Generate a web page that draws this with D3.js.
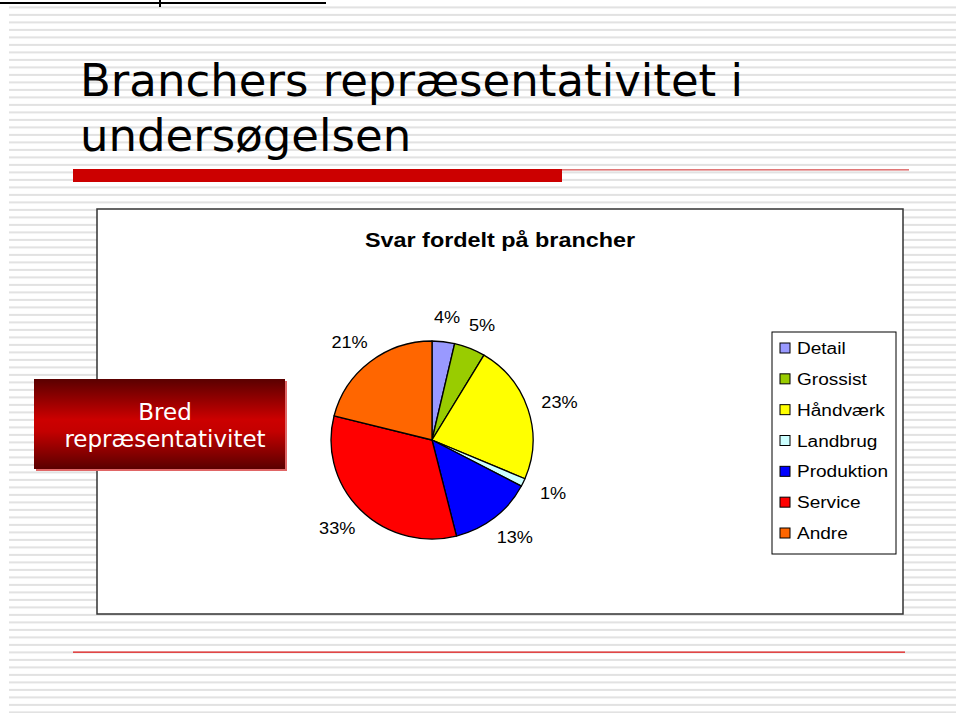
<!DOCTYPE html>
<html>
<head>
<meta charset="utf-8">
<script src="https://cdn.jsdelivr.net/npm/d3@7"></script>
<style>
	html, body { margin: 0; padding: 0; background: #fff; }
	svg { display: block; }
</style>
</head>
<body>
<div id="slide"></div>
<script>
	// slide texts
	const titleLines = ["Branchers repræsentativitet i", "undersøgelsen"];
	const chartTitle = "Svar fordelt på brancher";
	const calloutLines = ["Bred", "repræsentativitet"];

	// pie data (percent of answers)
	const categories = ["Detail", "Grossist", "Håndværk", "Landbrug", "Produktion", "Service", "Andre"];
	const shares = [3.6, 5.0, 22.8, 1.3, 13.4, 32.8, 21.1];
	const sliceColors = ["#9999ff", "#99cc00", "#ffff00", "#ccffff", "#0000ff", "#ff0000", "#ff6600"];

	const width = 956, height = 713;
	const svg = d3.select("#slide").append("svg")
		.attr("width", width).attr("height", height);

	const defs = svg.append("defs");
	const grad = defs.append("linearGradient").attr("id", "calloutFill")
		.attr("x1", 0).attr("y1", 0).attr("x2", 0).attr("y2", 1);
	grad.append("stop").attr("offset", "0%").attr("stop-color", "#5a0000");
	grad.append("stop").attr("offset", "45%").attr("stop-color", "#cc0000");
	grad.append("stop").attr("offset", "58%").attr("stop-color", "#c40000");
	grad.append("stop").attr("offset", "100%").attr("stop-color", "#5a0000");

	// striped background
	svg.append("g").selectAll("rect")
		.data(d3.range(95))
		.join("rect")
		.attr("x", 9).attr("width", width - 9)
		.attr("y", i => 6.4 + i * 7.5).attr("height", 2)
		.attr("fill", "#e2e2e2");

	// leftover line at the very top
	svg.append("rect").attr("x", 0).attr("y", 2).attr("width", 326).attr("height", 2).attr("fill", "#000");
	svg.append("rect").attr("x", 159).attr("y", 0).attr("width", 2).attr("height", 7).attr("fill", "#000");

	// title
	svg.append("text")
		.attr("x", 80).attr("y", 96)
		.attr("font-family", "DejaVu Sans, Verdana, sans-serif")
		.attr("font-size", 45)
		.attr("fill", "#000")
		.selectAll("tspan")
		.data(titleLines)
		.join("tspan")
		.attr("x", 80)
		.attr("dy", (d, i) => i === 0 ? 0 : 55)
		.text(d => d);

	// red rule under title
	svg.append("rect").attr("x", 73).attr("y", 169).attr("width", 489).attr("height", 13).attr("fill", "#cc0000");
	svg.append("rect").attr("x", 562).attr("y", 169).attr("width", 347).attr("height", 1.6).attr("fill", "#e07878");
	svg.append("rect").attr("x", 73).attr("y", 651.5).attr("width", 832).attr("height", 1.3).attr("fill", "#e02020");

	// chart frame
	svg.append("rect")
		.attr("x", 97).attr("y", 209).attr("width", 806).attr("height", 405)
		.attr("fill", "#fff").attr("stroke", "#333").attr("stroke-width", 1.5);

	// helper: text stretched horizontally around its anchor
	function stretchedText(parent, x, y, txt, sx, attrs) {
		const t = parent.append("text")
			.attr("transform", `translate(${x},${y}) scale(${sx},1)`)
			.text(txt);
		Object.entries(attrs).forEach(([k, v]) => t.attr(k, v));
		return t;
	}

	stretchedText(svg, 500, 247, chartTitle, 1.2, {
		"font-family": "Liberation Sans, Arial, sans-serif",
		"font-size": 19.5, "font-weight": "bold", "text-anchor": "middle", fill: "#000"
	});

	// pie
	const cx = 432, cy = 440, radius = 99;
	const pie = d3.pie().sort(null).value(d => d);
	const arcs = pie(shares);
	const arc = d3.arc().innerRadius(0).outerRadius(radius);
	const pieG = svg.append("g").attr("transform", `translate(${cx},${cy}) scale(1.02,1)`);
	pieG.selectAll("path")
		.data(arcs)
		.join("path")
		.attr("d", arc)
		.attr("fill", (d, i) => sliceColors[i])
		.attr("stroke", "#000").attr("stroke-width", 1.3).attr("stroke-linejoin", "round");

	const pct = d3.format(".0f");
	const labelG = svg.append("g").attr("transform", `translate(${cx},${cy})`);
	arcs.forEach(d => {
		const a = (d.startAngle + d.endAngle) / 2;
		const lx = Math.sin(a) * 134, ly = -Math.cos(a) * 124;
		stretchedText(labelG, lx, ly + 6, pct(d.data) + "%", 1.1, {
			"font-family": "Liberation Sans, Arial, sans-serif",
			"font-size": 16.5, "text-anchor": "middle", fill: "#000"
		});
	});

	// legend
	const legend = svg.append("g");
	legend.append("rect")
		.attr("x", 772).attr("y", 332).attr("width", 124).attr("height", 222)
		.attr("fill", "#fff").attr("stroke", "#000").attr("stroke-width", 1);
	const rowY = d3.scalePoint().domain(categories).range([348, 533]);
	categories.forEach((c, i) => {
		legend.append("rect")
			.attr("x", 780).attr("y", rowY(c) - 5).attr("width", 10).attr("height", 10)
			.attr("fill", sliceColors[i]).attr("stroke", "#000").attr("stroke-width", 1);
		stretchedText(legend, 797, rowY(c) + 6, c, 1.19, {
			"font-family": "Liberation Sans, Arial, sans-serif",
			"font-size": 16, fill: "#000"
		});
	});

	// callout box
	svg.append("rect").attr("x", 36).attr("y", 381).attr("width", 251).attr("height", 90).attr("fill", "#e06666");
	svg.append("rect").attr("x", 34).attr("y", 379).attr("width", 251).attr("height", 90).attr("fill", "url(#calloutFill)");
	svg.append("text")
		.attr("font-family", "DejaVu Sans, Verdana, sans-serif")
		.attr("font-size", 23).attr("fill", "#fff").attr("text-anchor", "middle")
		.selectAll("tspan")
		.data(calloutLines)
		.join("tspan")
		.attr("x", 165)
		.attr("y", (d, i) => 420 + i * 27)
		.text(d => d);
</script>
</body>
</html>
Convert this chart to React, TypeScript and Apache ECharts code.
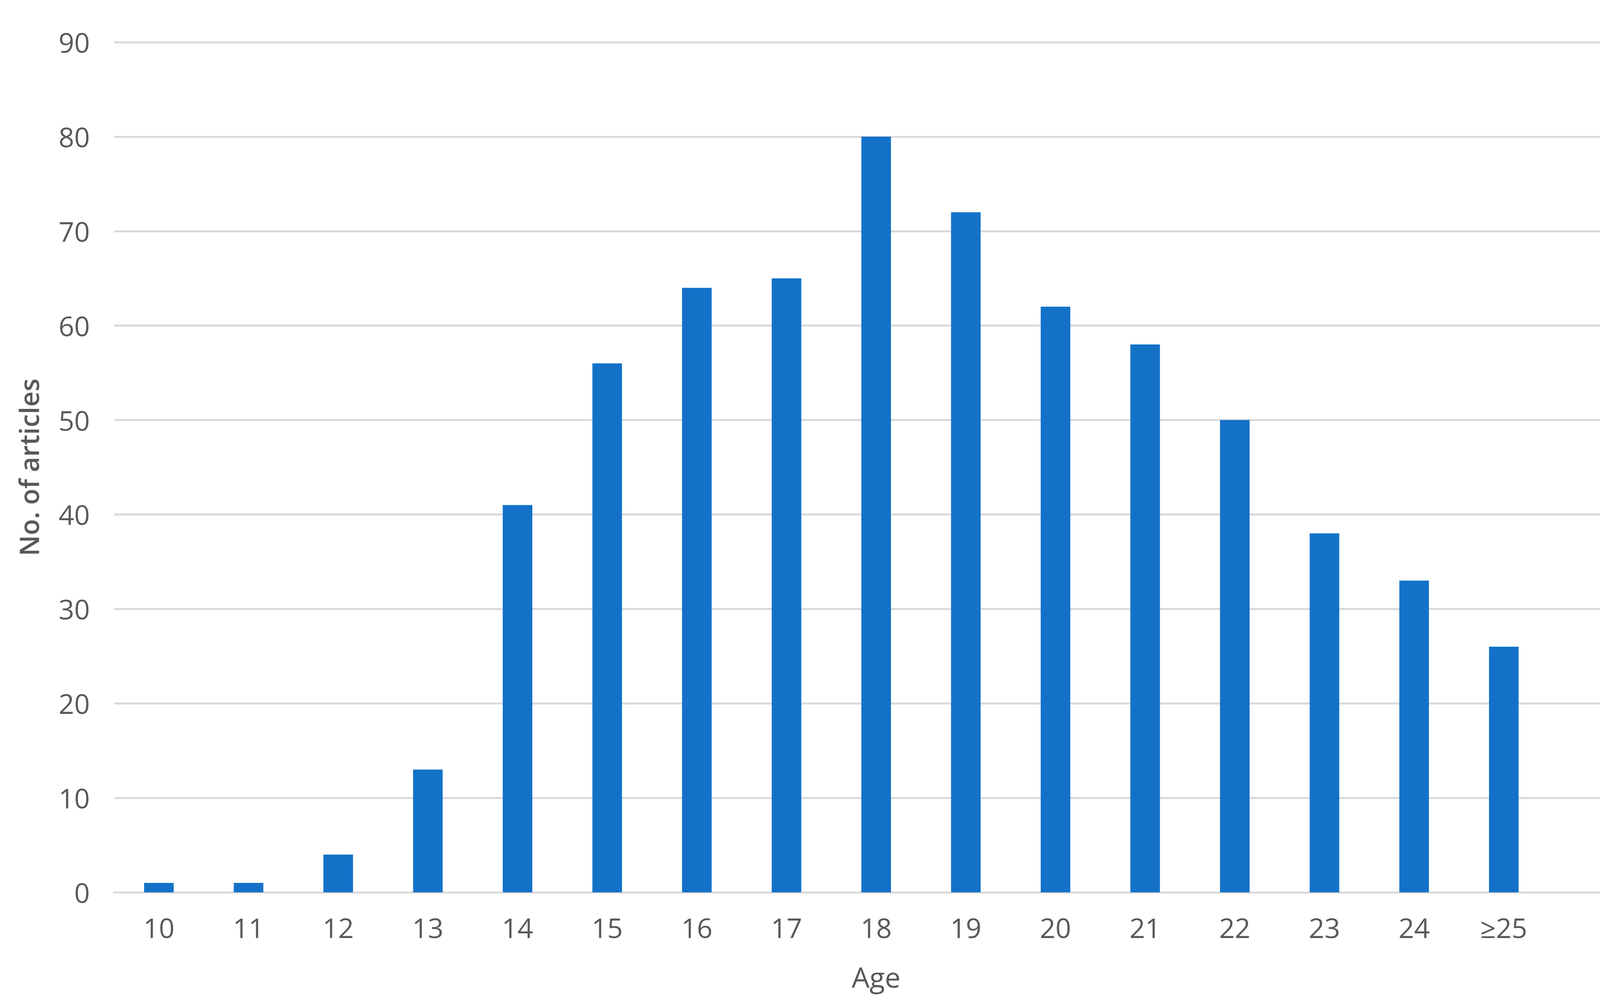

• • •

Search the records for the string "this" and return every line in which it occurs.

Generate a web page that draws this with D3.js.
Convert this chart to React, TypeScript and Apache ECharts code.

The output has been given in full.